Requirement.
Return only the lines from the start of the records through the line that contains "from matplotlib.lines import Line2D", inclusive; leave out all pictures.

Task data.
* * *

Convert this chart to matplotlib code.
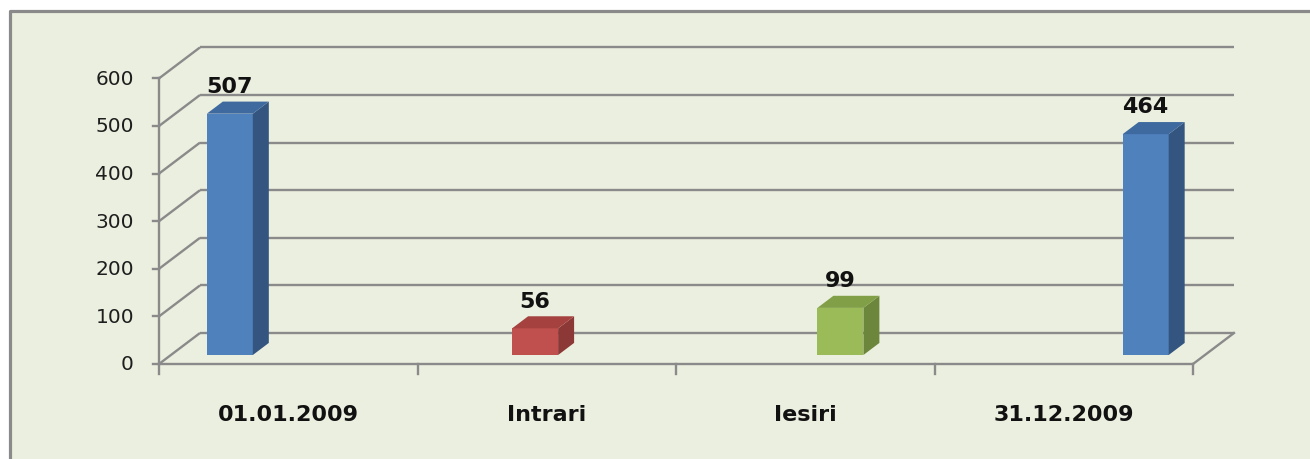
import matplotlib
matplotlib.use("Agg")
import matplotlib.pyplot as plt
from matplotlib.patches import Polygon, Rectangle
from matplotlib.lines import Line2D

# ---- data ----
categories = ["01.01.2009", "Intrari", "Iesiri", "31.12.2009"]
values = [507, 56, 99, 464]
yticks = [0, 100, 200, 300, 400, 500, 600]
tick_labels = ["0", "100", "200", "300", "400", "500", "600"]

# ---- styles ----
front_cols = ["#4F81BD", "#C0504D", "#9BBB59", "#4F81BD"]
side_cols = ["#34557F", "#8C3836", "#6C873B", "#34557F"]
top_cols = ["#3F6A9F", "#A5423F", "#809F46", "#3F6A9F"]
bg = "#EBEFDF"
grid_col = "#8A8A8A"

W_PX, H_PX, DPI = 1310, 460, 100
fig = plt.figure(figsize=(W_PX / DPI, H_PX / DPI), dpi=DPI, facecolor="white")

# outer frame (left and top edges visible only)
fx0, fy1 = 10 / W_PX, (H_PX - 11.5) / H_PX
fig.patches.append(Rectangle((fx0, -0.05), 1.1, fy1 + 0.05, transform=fig.transFigure,
                             facecolor=bg, edgecolor="none", zorder=-2))
fig.lines.append(Line2D([fx0, fx0, 1.1], [-0.05, fy1, fy1], transform=fig.transFigure,
                        color="#8A8A8A", lw=2.3, zorder=-1))

ax = fig.add_axes([0, 0, 1, 1])
ax.set_facecolor("none")
ax.axis("off")
ax.set_zorder(1)

# scale: pixels per category unit and per value unit
UX = 258.5
UY = 0.476
X_ORIGIN, Y_ORIGIN = 159, 365  # pixel position of (0,0)
ax.set_xlim(-X_ORIGIN / UX, (W_PX - X_ORIGIN) / UX)
ax.set_ylim(-(H_PX - Y_ORIGIN) / UY, Y_ORIGIN / UY)

DX, DY = 41 / UX, 31 / UY  # depth of the floor
n = len(categories)
lw = 1.7

# side wall diagonals and back wall grid lines
for v, lab in zip(yticks, tick_labels):
    ax.plot([0, DX], [v, v + DY], color=grid_col, lw=lw, zorder=1, solid_capstyle="butt")
    ax.plot([DX, n + DX], [v + DY, v + DY], color=grid_col, lw=lw, zorder=1, solid_capstyle="butt")
    ax.plot([-6 / UX, 0], [v, v], color=grid_col, lw=lw, zorder=1)
    ax.text(-25 / UX, v, lab, ha="right", va="center",
            fontsize=14.5, color="#1E1E1E")

# axes lines
ax.plot([0, 0], [0, yticks[-1]], color=grid_col, lw=lw, zorder=1)
ax.plot([0, n], [0, 0], color=grid_col, lw=lw, zorder=1)
ax.plot([n, n + DX], [0, DY], color=grid_col, lw=lw, zorder=1)
for k in range(n + 1):
    ax.plot([k, k], [0, -10 / UY], color=grid_col, lw=lw, zorder=1)

# category labels
for i, c in enumerate(categories):
    ax.text(i + 0.5, -50 / UY, c, ha="center", va="center", fontsize=16,
            fontweight="bold", color="#111111")

# bars
F0, FD = 0.29, 0.39          # depth fraction of bar front and bar depth
BAR_X0, BAR_STEP, BAR_W = 0.139, 1.181, 46 / UX
for i, v in enumerate(values):
    bx = BAR_X0 + i * BAR_STEP + F0 * DX
    by = F0 * DY
    ddx, ddy = FD * DX, FD * DY
    ax.add_patch(Rectangle((bx, by), BAR_W, v, facecolor=front_cols[i],
                           edgecolor="none", zorder=3))
    ax.add_patch(Polygon([(bx + BAR_W, by), (bx + BAR_W + ddx, by + ddy),
                          (bx + BAR_W + ddx, by + ddy + v), (bx + BAR_W, by + v)],
                         closed=True, facecolor=side_cols[i], edgecolor="none", zorder=3))
    ax.add_patch(Polygon([(bx, by + v), (bx + BAR_W, by + v),
                          (bx + BAR_W + ddx, by + v + ddy), (bx + ddx, by + v + ddy)],
                         closed=True, facecolor=top_cols[i], edgecolor="none", zorder=3))
    ax.annotate(str(v), (bx + BAR_W / 2, by + v + ddy), xytext=(0, 7),
                textcoords="offset points", ha="center", va="baseline",
                fontsize=16, fontweight="bold", color="#111111", zorder=4)

fig.savefig("out.png", dpi=DPI, facecolor="white")
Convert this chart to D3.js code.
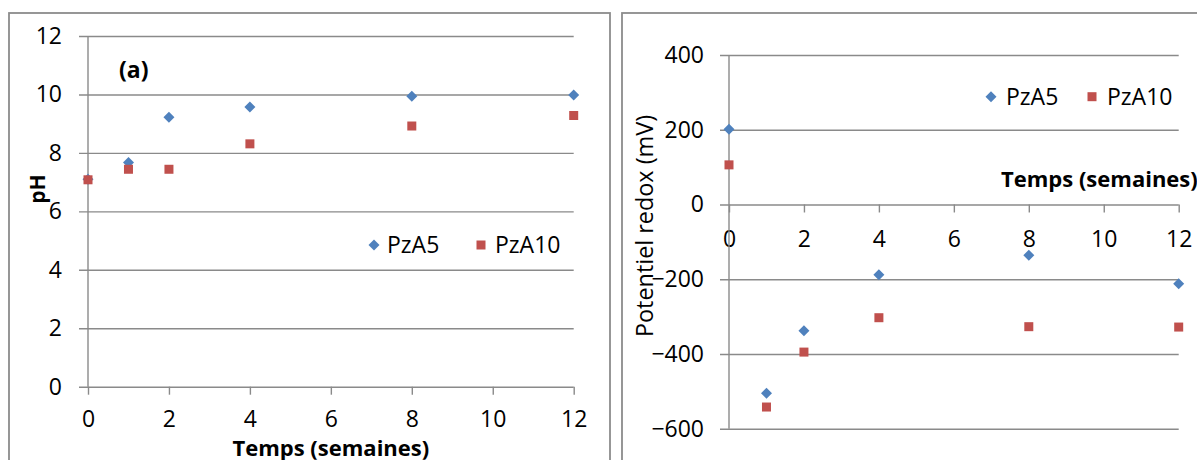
<!DOCTYPE html>
<html>
<head>
<meta charset="utf-8">
<script src="https://cdn.jsdelivr.net/npm/d3@7"></script>
<style>
  html, body { margin: 0; padding: 0; background: #fff; }
  svg { display: block; font-family: "Open Sans", sans-serif; }
</style>
</head>
<body>
<svg id="chart" width="1197" height="460"></svg>
<script>
// ---- Data ----
const weeks = [0, 1, 2, 4, 8, 12];
const seriesNames = ["PzA5", "PzA10"];
const phPzA5 = [7.10, 7.67, 9.22, 9.57, 9.94, 9.98];
const phPzA10 = [7.08, 7.44, 7.44, 8.31, 8.92, 9.28];
const redoxPzA5 = [201, -505, -338, -188, -136, -212];
const redoxPzA10 = [106, -542, -395, -303, -327, -328];
const xTicks = [0, 2, 4, 6, 8, 10, 12];
const phTicks = [0, 2, 4, 6, 8, 10, 12];
const redoxTicks = [-600, -400, -200, 0, 200, 400];
const xTitle = "Temps (semaines)";
const phTitle = "pH";
const redoxTitle = "Potentiel redox (mV)";
const panelLabel = "(a)";

const blue = "#4F81BD", red = "#C0504D", grid = "#8a8a8a", frame = "#8c8c8c";
const svg = d3.select("#chart");

// frames
svg.append("rect").attr("x", 9).attr("y", 13).attr("width", 601).attr("height", 470)
  .attr("fill", "none").attr("stroke", frame).attr("stroke-width", 1.8);
svg.append("rect").attr("x", 622).attr("y", 13).attr("width", 600).attr("height", 470)
  .attr("fill", "none").attr("stroke", frame).attr("stroke-width", 1.8);

function diamond(g, cx, cy, r, color) {
  g.append("path").attr("d", `M${cx},${cy - r}L${cx + r},${cy}L${cx},${cy + r}L${cx - r},${cy}Z`).attr("fill", color);
}
function square(g, cx, cy, s, color) {
  g.append("rect").attr("x", cx - s / 2).attr("y", cy - s / 2).attr("width", s).attr("height", s).attr("fill", color);
}

function panel(opts) {
  const { x, y, yTicks, s1, s2, xAxisAt } = opts;
  const g = svg.append("g");
  const [x0, x1] = x.range();
  // horizontal gridlines + y labels
  const ya = d3.axisLeft(y).tickValues(yTicks).tickSizeInner(-(x1 - x0 + 9)).tickSizeOuter(0).tickPadding(opts.yPad)
    .tickFormat(d3.format("d"));
  const yg = g.append("g").attr("transform", `translate(${x0 - 9},0)`).call(ya);
  yg.select(".domain").remove();
  yg.selectAll(".tick line").attr("stroke", grid).attr("stroke-width", 1.4);
  yg.selectAll(".tick text").attr("font-size", 23).attr("fill", "#000").attr("font-family", "Open Sans");
  // x axis ticks
  const xa = d3.axisBottom(x).tickValues(xTicks).tickSizeInner(8).tickSizeOuter(0).tickPadding(opts.xPad);
  const xg = g.append("g").attr("transform", `translate(0,${y(xAxisAt)})`).call(xa);
  xg.select(".domain").remove();
  xg.selectAll(".tick line").attr("stroke", grid).attr("stroke-width", 1.4);
  xg.selectAll(".tick text").attr("font-size", 23).attr("fill", "#000").attr("font-family", "Open Sans");
  // vertical axis line
  const [yb, yt] = y.range();
  g.append("line").attr("x1", x0).attr("x2", x0).attr("y1", yt).attr("y2", yb)
    .attr("stroke", grid).attr("stroke-width", 1.4);
  // markers
  weeks.forEach((w, i) => diamond(g, x(w), y(s1[i]), 5.5, blue));
  weeks.forEach((w, i) => square(g, x(w), y(s2[i]), 9, red));
  return g;
}

// ---- Left panel (pH) ----
const xL = d3.scaleLinear().domain([0, 12]).range([88, 573.7]);
const yL = d3.scaleLinear().domain([0, 12]).range([386.7, 36]);
const gL = panel({ x: xL, y: yL, yTicks: phTicks, s1: phPzA5, s2: phPzA10, xAxisAt: 0, yPad: 17, xPad: 16 });
gL.append("text").attr("x", (88 + 573.7) / 2).attr("y", 456).attr("text-anchor", "middle")
  .attr("font-weight", "bold").attr("font-size", 22).text(xTitle);
gL.append("text").attr("transform", "translate(45,189) rotate(-90)").attr("text-anchor", "middle")
  .attr("font-weight", "bold").attr("font-size", 21).text(phTitle);
gL.append("text").attr("x", 119).attr("y", 78).attr("font-weight", "bold").attr("font-size", 23).text(panelLabel);
// legend left
diamond(gL, 374, 245, 5.5, blue);
gL.append("text").attr("x", 387).attr("y", 253).attr("font-size", 23).text(seriesNames[0]);
square(gL, 481, 245, 9, red);
gL.append("text").attr("x", 495).attr("y", 253).attr("font-size", 23).text(seriesNames[1]);

// ---- Right panel (redox) ----
const xR = d3.scaleLinear().domain([0, 12]).range([729, 1178.7]);
const yR = d3.scaleLinear().domain([-600, 400]).range([428.7, 55]);
const gR = panel({ x: xR, y: yR, yTicks: redoxTicks, s1: redoxPzA5, s2: redoxPzA10, xAxisAt: 0, yPad: 16, xPad: 18 });
gR.append("text").attr("x", 1001).attr("y", 187).attr("font-weight", "bold").attr("font-size", 22).text(xTitle);
gR.append("text").attr("transform", "translate(653,226) rotate(-90)").attr("text-anchor", "middle")
  .attr("font-size", 23.4).text(redoxTitle);
// legend right
diamond(gR, 991, 96.7, 5.5, blue);
gR.append("text").attr("x", 1006).attr("y", 104.5).attr("font-size", 23).text(seriesNames[0]);
square(gR, 1092, 96.7, 9, red);
gR.append("text").attr("x", 1107).attr("y", 104.5).attr("font-size", 23).text(seriesNames[1]);
</script>
</body>
</html>
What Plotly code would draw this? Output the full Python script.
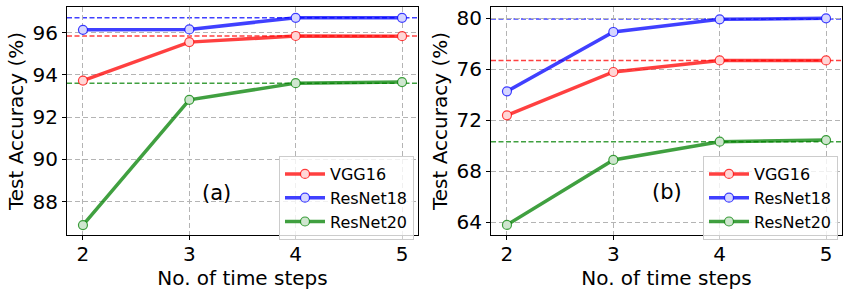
import plotly.graph_objects as go

steps = [2, 3, 4, 5]
models = ["VGG16", "ResNet18", "ResNet20"]

# panel (a)
a_vgg16 = [93.73, 95.55, 95.84, 95.83]
a_resnet18 = [96.13, 96.15, 96.70, 96.70]
a_resnet20 = [86.90, 92.82, 93.61, 93.66]
a_baseline = [95.84, 96.70, 93.60]

# panel (b)
b_vgg16 = [72.39, 75.79, 76.70, 76.70]
b_resnet18 = [74.27, 78.93, 79.92, 80.00]
b_resnet20 = [63.79, 68.89, 70.32, 70.45]
b_baseline = [76.70, 79.94, 70.32]

a_yticks = [88, 90, 92, 94, 96]
b_yticks = [64, 68, 72, 76, 80]

line_colors = ["rgba(255,0,0,0.75)", "rgba(0,0,255,0.75)", "rgba(0,128,0,0.75)"]
face_colors = ["#ffd6d6", "#d6d6ff", "#cfe6cf"]
base_colors = ["rgba(255,0,0,0.75)", "rgba(0,0,255,0.75)", "rgba(0,128,0,0.75)"]

FONT = "DejaVu Sans"
fig = go.Figure()

W, H = 847, 293
L, R, T, B = 67, 5, 7, 58
pw = W - L - R
ph = H - T - B
dom_a = [0, (418 - L) / pw]
dom_b = [(491 - L) / pw, 1]

panels = [
    ("x", "y", [a_vgg16, a_resnet18, a_resnet20], a_baseline, "legend"),
    ("x2", "y2", [b_vgg16, b_resnet18, b_resnet20], b_baseline, "legend2"),
]

for xa, ya, series, base, leg in panels:
    for i, (name, vals) in enumerate(zip(models, series)):
        fig.add_trace(go.Scatter(
            x=steps, y=vals, name=name, mode="lines+markers",
            xaxis=xa, yaxis=ya, legend=leg,
            line=dict(color=line_colors[i], width=3.5),
            marker=dict(symbol="circle", size=9, color=face_colors[i],
                        line=dict(color=line_colors[i], width=1.2)),
        ))
    for i, v in enumerate(base):
        fig.add_shape(type="line", xref=xa + " domain", yref=ya,
                      x0=0, x1=1, y0=v, y1=v, layer="below",
                      line=dict(color=base_colors[i], width=1.5, dash="5px,2.5px"))

axis_common = dict(
    showline=True, linecolor="black", linewidth=1, mirror=True,
    showgrid=True, gridcolor="#b4b4b4", griddash="5px,3px", gridwidth=1.2,
    ticks="outside", ticklen=4, tickcolor="black",
    tickfont=dict(family=FONT, size=20, color="black"),
    zeroline=False,
)
xtitle = dict(text="No. of time steps", font=dict(family=FONT, size=20, color="black"), standoff=3)
ytitle = dict(text="Test Accuracy (%)", font=dict(family=FONT, size=20, color="black"), standoff=3)

legend_common = dict(
    xanchor="right", yanchor="top",
    bgcolor="rgba(255,255,255,0.8)", bordercolor="#cccccc", borderwidth=1,
    font=dict(family=FONT, size=16, color="black"), tracegroupgap=0, itemwidth=40,
)

fig.update_layout(
    width=W, height=H,
    margin=dict(l=L, r=R, t=T, b=B, autoexpand=False),
    plot_bgcolor="white", paper_bgcolor="white",
    font=dict(family=FONT, color="black"),
    xaxis=dict(domain=dom_a, range=[1.85, 5.15], tickvals=steps, anchor="y",
               title=xtitle, ticklabelstandoff=-3, **axis_common),
    yaxis=dict(range=[86.43, 97.21], tickvals=a_yticks, anchor="x",
               title=ytitle, **axis_common),
    xaxis2=dict(domain=dom_b, range=[1.85, 5.15], tickvals=steps, anchor="y2",
                title=xtitle, ticklabelstandoff=-3, **axis_common),
    yaxis2=dict(range=[63.0, 80.89], tickvals=b_yticks, anchor="x2",
                title=ytitle, **axis_common),
    legend=dict(x=(414 - L) / pw, y=1 - (156 - T) / ph, **legend_common),
    legend2=dict(x=(838 - L) / pw, y=1 - (156 - T) / ph, **legend_common),
    annotations=[
        dict(text="(a)", x=3.255, y=88.41, xref="x", yref="y", showarrow=False,
             font=dict(family=FONT, size=21, color="black")),
        dict(text="(b)", x=3.5, y=66.38, xref="x2", yref="y2", showarrow=False,
             font=dict(family=FONT, size=21, color="black")),
    ],
)

fig.write_html(
    "out.html",
    config={"displayModeBar": False},
    post_script="document.body.style.margin='0';document.body.style.padding='0';",
)
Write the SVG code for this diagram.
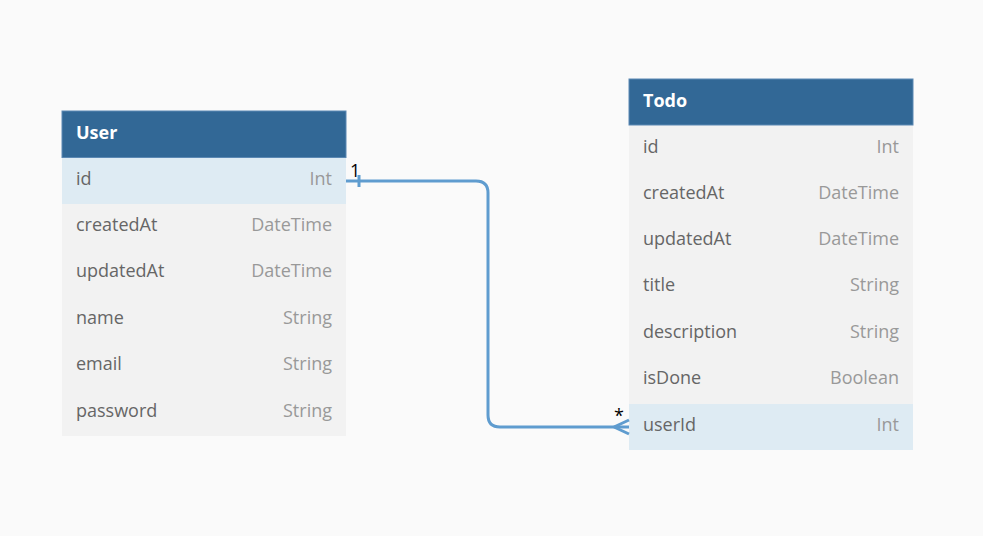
<svg xmlns="http://www.w3.org/2000/svg" width="983" height="536" viewBox="0 0 983 536">
<style>
.hdr{fill:#326896;stroke:#5b88b3;stroke-width:1}
.row{fill:#f2f2f2}
.rowk{fill:#deebf3}
.title{font-family:"Open Sans",sans-serif;font-size:18px;font-weight:bold;fill:#ffffff}
.fn{font-family:"Open Sans",sans-serif;font-size:18px;fill:#666666}
.ft{font-family:"Open Sans",sans-serif;font-size:18px;fill:#999999;text-anchor:end}
.conn{fill:none;stroke:#5f9ccf;stroke-width:3}
.lbl{font-family:"Open Sans",sans-serif;font-size:18px;fill:#000000}
</style>
<rect width="983" height="536" fill="#fafafa"/>
<g id="User">
<rect class="row" x="62" y="157" width="284" height="279"/>
<rect class="rowk" x="62" y="157" width="284" height="47"/>
<rect class="hdr" x="62" y="111" width="284" height="46.5"/>
<text class="title" x="76" y="139">User</text>
<text class="fn" x="76" y="185">id</text><text class="ft" x="332" y="185">Int</text>
<text class="fn" x="76" y="231">createdAt</text><text class="ft" x="332" y="231">DateTime</text>
<text class="fn" x="76" y="277">updatedAt</text><text class="ft" x="332" y="277">DateTime</text>
<text class="fn" x="76" y="324">name</text><text class="ft" x="332" y="324">String</text>
<text class="fn" x="76" y="370">email</text><text class="ft" x="332" y="370">String</text>
<text class="fn" x="76" y="417">password</text><text class="ft" x="332" y="417">String</text>
</g>
<g id="Todo">
<rect class="row" x="629" y="125" width="284" height="325"/>
<rect class="rowk" x="629" y="404" width="284" height="46"/>
<rect class="hdr" x="629" y="79" width="284" height="46"/>
<text class="title" x="643" y="107">Todo</text>
<text class="fn" x="643" y="153">id</text><text class="ft" x="899" y="153">Int</text>
<text class="fn" x="643" y="199">createdAt</text><text class="ft" x="899" y="199">DateTime</text>
<text class="fn" x="643" y="245">updatedAt</text><text class="ft" x="899" y="245">DateTime</text>
<text class="fn" x="643" y="291">title</text><text class="ft" x="899" y="291">String</text>
<text class="fn" x="643" y="338">description</text><text class="ft" x="899" y="338">String</text>
<text class="fn" x="643" y="384">isDone</text><text class="ft" x="899" y="384">Boolean</text>
<text class="fn" x="643" y="431">userId</text><text class="ft" x="899" y="431">Int</text>
</g>
<g id="connectors">
<path class="conn" d="M346 181 H476 Q488 181 488 193 V415 Q488 427 500 427 H629"/>
<path class="conn" d="M359 175 V187"/>
<path class="conn" d="M614 427 L629 420 M614 427 L629 434"/>
<text class="lbl" x="350" y="177">1</text>
<text class="lbl" x="614" y="422">*</text>
</g>
</svg>
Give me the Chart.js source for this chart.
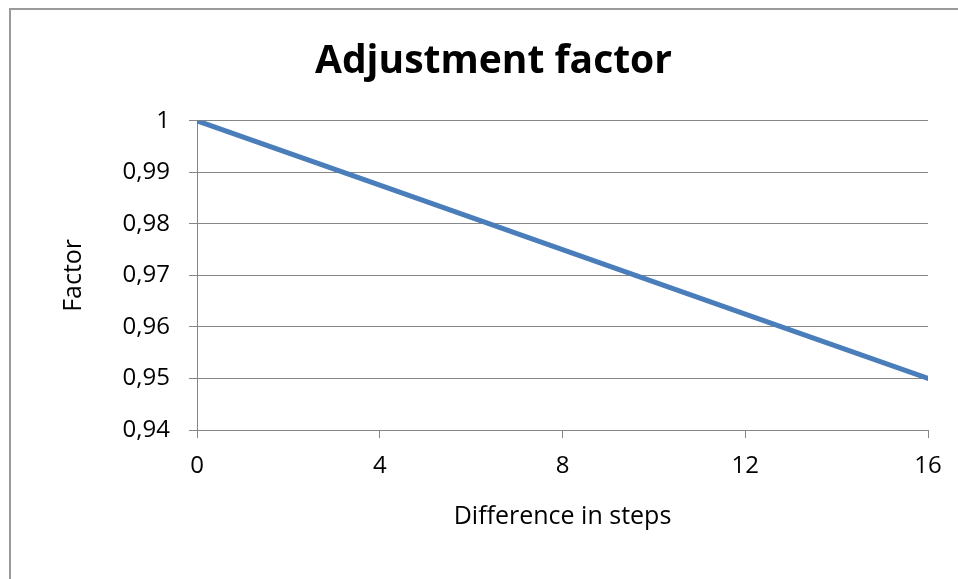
<!DOCTYPE html>
<html>
<head>
<meta charset="utf-8">
<script src="https://cdn.jsdelivr.net/npm/chart.js@4.4.1/dist/chart.umd.min.js"></script>
<style>
  html, body { margin: 0; padding: 0; background: #fff; }
  #wrap { position: relative; width: 958px; height: 579px; overflow: hidden; }
  #frame { position: absolute; left: 9px; top: 8px; width: 2000px; height: 2000px;
           border-left: 2px solid #9a9a9a; border-top: 2px solid #9a9a9a; }
  canvas { position: absolute; left: 0; top: 0; }
</style>
</head>
<body>
<div id="wrap">
  <div id="frame"></div>
  <canvas id="chart" width="958" height="579"></canvas>
</div>
<script>
// data
const steps = [0, 4, 8, 12, 16];
const factors = [1, 0.9875, 0.975, 0.9625, 0.95];
const xTicks = [0, 4, 8, 12, 16];
const yTicks = [0.94, 0.95, 0.96, 0.97, 0.98, 0.99, 1];

const gridColor = "#868686";
const fontFamily = "'Open Sans', sans-serif";

const points = steps.map((s, i) => ({ x: s, y: factors[i] }));

new Chart(document.getElementById("chart"), {
    type: "line",
    data: {
        datasets: [{
            data: points,
            borderColor: "#4A7EBB",
            borderWidth: 5,
            borderCapStyle: "round",
            pointRadius: 0,
            tension: 0,
        }],
    },
    options: {
        responsive: false,
        animation: false,
        layout: { padding: { left: 59, right: 30, top: 0, bottom: 47 } },
        plugins: {
            legend: { display: false },
            tooltip: { enabled: false },
            title: {
                display: true,
                text: "Adjustment factor",
                color: "#000",
                font: { family: fontFamily, size: 39, weight: "bold" },
                padding: { top: 38, bottom: 36 },
            },
        },
        scales: {
            x: {
                type: "linear",
                min: 0,
                max: 16,
                afterBuildTicks: (scale) => { scale.ticks = xTicks.map(v => ({ value: v })); },
                afterFit: (scale) => { scale.height = 102; },
                grid: { drawOnChartArea: false, color: gridColor, tickLength: 8 },
                border: { display: true, color: gridColor, width: 1 },
                ticks: { color: "#000", padding: 14, font: { family: fontFamily, size: 24 } },
                title: {
                    display: true,
                    text: "Difference in steps",
                    color: "#000",
                    padding: 0,
                    font: { family: fontFamily, size: 25 },
                },
            },
            y: {
                min: 0.94,
                max: 1,
                afterBuildTicks: (scale) => { scale.ticks = yTicks.map(v => ({ value: v })); },
                afterFit: (scale) => { scale.width = 138; },
                grid: { color: gridColor, tickLength: 8 },
                border: { display: true, color: gridColor, width: 1 },
                ticks: {
                    color: "#000",
                    padding: 19,
                    font: { family: fontFamily, size: 24 },
                    callback: (v) => String(v).replace(".", ","),
                },
                title: {
                    display: true,
                    text: "Factor",
                    color: "#000",
                    padding: 0,
                    font: { family: fontFamily, size: 25 },
                },
            },
        },
    },
});
</script>
</body>
</html>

* * *

The output.
Convert this chart to matplotlib code.
import matplotlib
matplotlib.use("Agg")
import matplotlib.pyplot as plt
from matplotlib.patches import Polygon, Rectangle
from matplotlib.lines import Line2D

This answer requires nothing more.